### [Data lines]
╭──
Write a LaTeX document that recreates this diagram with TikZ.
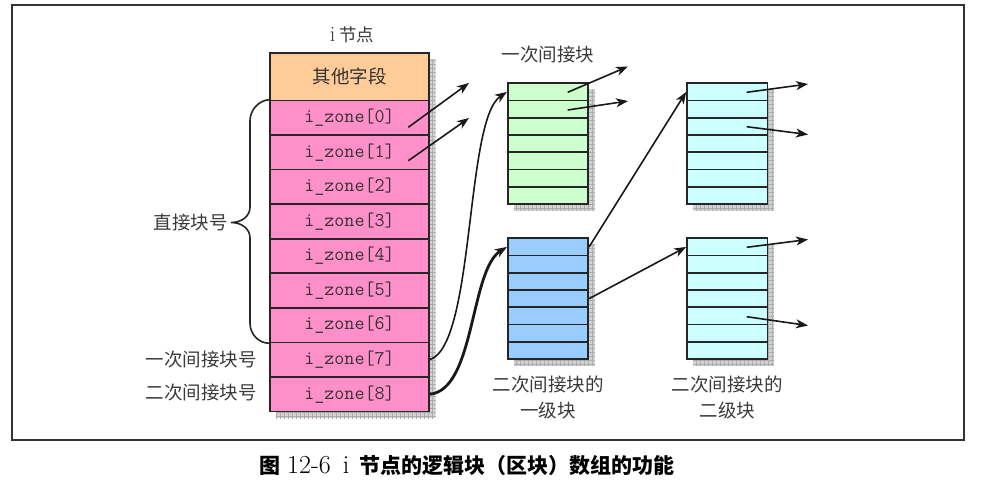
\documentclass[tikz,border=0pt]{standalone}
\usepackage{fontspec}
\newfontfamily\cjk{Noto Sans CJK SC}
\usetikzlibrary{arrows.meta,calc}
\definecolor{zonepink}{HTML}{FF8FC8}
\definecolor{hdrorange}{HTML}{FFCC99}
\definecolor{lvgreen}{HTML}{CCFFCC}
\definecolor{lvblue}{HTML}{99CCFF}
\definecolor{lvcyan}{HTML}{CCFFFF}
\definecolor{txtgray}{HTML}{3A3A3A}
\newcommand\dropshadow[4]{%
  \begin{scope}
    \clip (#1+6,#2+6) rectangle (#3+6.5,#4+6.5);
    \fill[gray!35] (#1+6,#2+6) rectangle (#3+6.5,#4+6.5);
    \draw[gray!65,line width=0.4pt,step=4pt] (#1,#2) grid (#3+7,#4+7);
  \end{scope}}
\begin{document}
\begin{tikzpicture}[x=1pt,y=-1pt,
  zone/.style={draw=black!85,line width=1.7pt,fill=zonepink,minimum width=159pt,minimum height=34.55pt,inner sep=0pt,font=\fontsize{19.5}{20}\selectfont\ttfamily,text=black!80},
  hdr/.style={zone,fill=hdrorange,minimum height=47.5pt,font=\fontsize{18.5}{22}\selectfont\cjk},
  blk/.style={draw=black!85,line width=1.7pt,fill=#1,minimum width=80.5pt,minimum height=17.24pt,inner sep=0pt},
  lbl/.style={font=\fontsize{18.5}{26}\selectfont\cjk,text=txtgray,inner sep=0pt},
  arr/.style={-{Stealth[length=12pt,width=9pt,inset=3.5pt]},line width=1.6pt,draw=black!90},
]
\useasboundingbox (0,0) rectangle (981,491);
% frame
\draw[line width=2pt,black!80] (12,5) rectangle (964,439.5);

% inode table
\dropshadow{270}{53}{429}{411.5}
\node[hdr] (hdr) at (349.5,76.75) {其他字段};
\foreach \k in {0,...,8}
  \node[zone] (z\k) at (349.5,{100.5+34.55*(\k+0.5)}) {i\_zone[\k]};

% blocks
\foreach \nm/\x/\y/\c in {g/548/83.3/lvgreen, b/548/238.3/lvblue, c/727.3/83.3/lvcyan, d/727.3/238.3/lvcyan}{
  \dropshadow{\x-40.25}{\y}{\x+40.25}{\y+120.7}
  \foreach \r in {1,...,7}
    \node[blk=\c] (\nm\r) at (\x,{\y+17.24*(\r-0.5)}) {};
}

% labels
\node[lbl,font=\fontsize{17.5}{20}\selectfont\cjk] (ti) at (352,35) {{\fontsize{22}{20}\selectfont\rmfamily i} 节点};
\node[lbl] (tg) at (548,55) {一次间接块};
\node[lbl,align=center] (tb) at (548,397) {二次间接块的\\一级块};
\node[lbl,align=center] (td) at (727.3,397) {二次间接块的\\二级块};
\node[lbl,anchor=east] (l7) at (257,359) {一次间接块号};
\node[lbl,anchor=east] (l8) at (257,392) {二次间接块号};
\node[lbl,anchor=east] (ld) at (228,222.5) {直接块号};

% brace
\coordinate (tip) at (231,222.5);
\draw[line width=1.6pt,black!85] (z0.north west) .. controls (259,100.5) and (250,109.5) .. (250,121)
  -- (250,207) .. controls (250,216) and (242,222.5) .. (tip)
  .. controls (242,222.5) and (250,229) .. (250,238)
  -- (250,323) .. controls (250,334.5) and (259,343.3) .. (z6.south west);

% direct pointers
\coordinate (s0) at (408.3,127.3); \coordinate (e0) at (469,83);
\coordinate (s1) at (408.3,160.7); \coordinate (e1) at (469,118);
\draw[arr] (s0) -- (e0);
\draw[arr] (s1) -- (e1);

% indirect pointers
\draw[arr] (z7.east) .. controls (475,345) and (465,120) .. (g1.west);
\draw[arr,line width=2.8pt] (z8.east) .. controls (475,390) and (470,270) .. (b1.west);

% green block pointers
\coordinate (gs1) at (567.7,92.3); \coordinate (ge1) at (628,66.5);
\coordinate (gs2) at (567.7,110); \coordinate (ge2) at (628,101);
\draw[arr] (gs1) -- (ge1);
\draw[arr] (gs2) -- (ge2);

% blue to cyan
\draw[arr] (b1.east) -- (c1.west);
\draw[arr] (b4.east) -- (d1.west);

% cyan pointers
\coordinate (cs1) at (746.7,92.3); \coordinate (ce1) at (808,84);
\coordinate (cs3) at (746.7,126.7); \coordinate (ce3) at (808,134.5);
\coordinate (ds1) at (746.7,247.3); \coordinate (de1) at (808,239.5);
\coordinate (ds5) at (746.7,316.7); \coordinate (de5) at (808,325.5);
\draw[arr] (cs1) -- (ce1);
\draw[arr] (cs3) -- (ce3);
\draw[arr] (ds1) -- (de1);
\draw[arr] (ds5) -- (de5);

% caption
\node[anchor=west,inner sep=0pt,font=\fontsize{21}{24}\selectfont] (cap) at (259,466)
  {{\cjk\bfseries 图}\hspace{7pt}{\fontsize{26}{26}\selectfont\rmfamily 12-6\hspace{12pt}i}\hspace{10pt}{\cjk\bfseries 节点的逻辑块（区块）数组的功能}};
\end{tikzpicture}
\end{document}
╰──
### [Your goal]
Reproduce every line above as written, skipping pictures.

### [Written solution]
Write a LaTeX document that recreates this diagram with TikZ.
\documentclass[tikz,border=0pt]{standalone}
\usepackage{fontspec}
\newfontfamily\cjk{Noto Sans CJK SC}
\usetikzlibrary{arrows.meta,calc}
\definecolor{zonepink}{HTML}{FF8FC8}
\definecolor{hdrorange}{HTML}{FFCC99}
\definecolor{lvgreen}{HTML}{CCFFCC}
\definecolor{lvblue}{HTML}{99CCFF}
\definecolor{lvcyan}{HTML}{CCFFFF}
\definecolor{txtgray}{HTML}{3A3A3A}
\newcommand\dropshadow[4]{%
  \begin{scope}
    \clip (#1+6,#2+6) rectangle (#3+6.5,#4+6.5);
    \fill[gray!35] (#1+6,#2+6) rectangle (#3+6.5,#4+6.5);
    \draw[gray!65,line width=0.4pt,step=4pt] (#1,#2) grid (#3+7,#4+7);
  \end{scope}}
\begin{document}
\begin{tikzpicture}[x=1pt,y=-1pt,
  zone/.style={draw=black!85,line width=1.7pt,fill=zonepink,minimum width=159pt,minimum height=34.55pt,inner sep=0pt,font=\fontsize{19.5}{20}\selectfont\ttfamily,text=black!80},
  hdr/.style={zone,fill=hdrorange,minimum height=47.5pt,font=\fontsize{18.5}{22}\selectfont\cjk},
  blk/.style={draw=black!85,line width=1.7pt,fill=#1,minimum width=80.5pt,minimum height=17.24pt,inner sep=0pt},
  lbl/.style={font=\fontsize{18.5}{26}\selectfont\cjk,text=txtgray,inner sep=0pt},
  arr/.style={-{Stealth[length=12pt,width=9pt,inset=3.5pt]},line width=1.6pt,draw=black!90},
]
\useasboundingbox (0,0) rectangle (981,491);
% frame
\draw[line width=2pt,black!80] (12,5) rectangle (964,439.5);

% inode table
\dropshadow{270}{53}{429}{411.5}
\node[hdr] (hdr) at (349.5,76.75) {其他字段};
\foreach \k in {0,...,8}
  \node[zone] (z\k) at (349.5,{100.5+34.55*(\k+0.5)}) {i\_zone[\k]};

% blocks
\foreach \nm/\x/\y/\c in {g/548/83.3/lvgreen, b/548/238.3/lvblue, c/727.3/83.3/lvcyan, d/727.3/238.3/lvcyan}{
  \dropshadow{\x-40.25}{\y}{\x+40.25}{\y+120.7}
  \foreach \r in {1,...,7}
    \node[blk=\c] (\nm\r) at (\x,{\y+17.24*(\r-0.5)}) {};
}

% labels
\node[lbl,font=\fontsize{17.5}{20}\selectfont\cjk] (ti) at (352,35) {{\fontsize{22}{20}\selectfont\rmfamily i} 节点};
\node[lbl] (tg) at (548,55) {一次间接块};
\node[lbl,align=center] (tb) at (548,397) {二次间接块的\\一级块};
\node[lbl,align=center] (td) at (727.3,397) {二次间接块的\\二级块};
\node[lbl,anchor=east] (l7) at (257,359) {一次间接块号};
\node[lbl,anchor=east] (l8) at (257,392) {二次间接块号};
\node[lbl,anchor=east] (ld) at (228,222.5) {直接块号};

% brace
\coordinate (tip) at (231,222.5);
\draw[line width=1.6pt,black!85] (z0.north west) .. controls (259,100.5) and (250,109.5) .. (250,121)
  -- (250,207) .. controls (250,216) and (242,222.5) .. (tip)
  .. controls (242,222.5) and (250,229) .. (250,238)
  -- (250,323) .. controls (250,334.5) and (259,343.3) .. (z6.south west);

% direct pointers
\coordinate (s0) at (408.3,127.3); \coordinate (e0) at (469,83);
\coordinate (s1) at (408.3,160.7); \coordinate (e1) at (469,118);
\draw[arr] (s0) -- (e0);
\draw[arr] (s1) -- (e1);

% indirect pointers
\draw[arr] (z7.east) .. controls (475,345) and (465,120) .. (g1.west);
\draw[arr,line width=2.8pt] (z8.east) .. controls (475,390) and (470,270) .. (b1.west);

% green block pointers
\coordinate (gs1) at (567.7,92.3); \coordinate (ge1) at (628,66.5);
\coordinate (gs2) at (567.7,110); \coordinate (ge2) at (628,101);
\draw[arr] (gs1) -- (ge1);
\draw[arr] (gs2) -- (ge2);

% blue to cyan
\draw[arr] (b1.east) -- (c1.west);
\draw[arr] (b4.east) -- (d1.west);

% cyan pointers
\coordinate (cs1) at (746.7,92.3); \coordinate (ce1) at (808,84);
\coordinate (cs3) at (746.7,126.7); \coordinate (ce3) at (808,134.5);
\coordinate (ds1) at (746.7,247.3); \coordinate (de1) at (808,239.5);
\coordinate (ds5) at (746.7,316.7); \coordinate (de5) at (808,325.5);
\draw[arr] (cs1) -- (ce1);
\draw[arr] (cs3) -- (ce3);
\draw[arr] (ds1) -- (de1);
\draw[arr] (ds5) -- (de5);

% caption
\node[anchor=west,inner sep=0pt,font=\fontsize{21}{24}\selectfont] (cap) at (259,466)
  {{\cjk\bfseries 图}\hspace{7pt}{\fontsize{26}{26}\selectfont\rmfamily 12-6\hspace{12pt}i}\hspace{10pt}{\cjk\bfseries 节点的逻辑块（区块）数组的功能}};
\end{tikzpicture}
\end{document}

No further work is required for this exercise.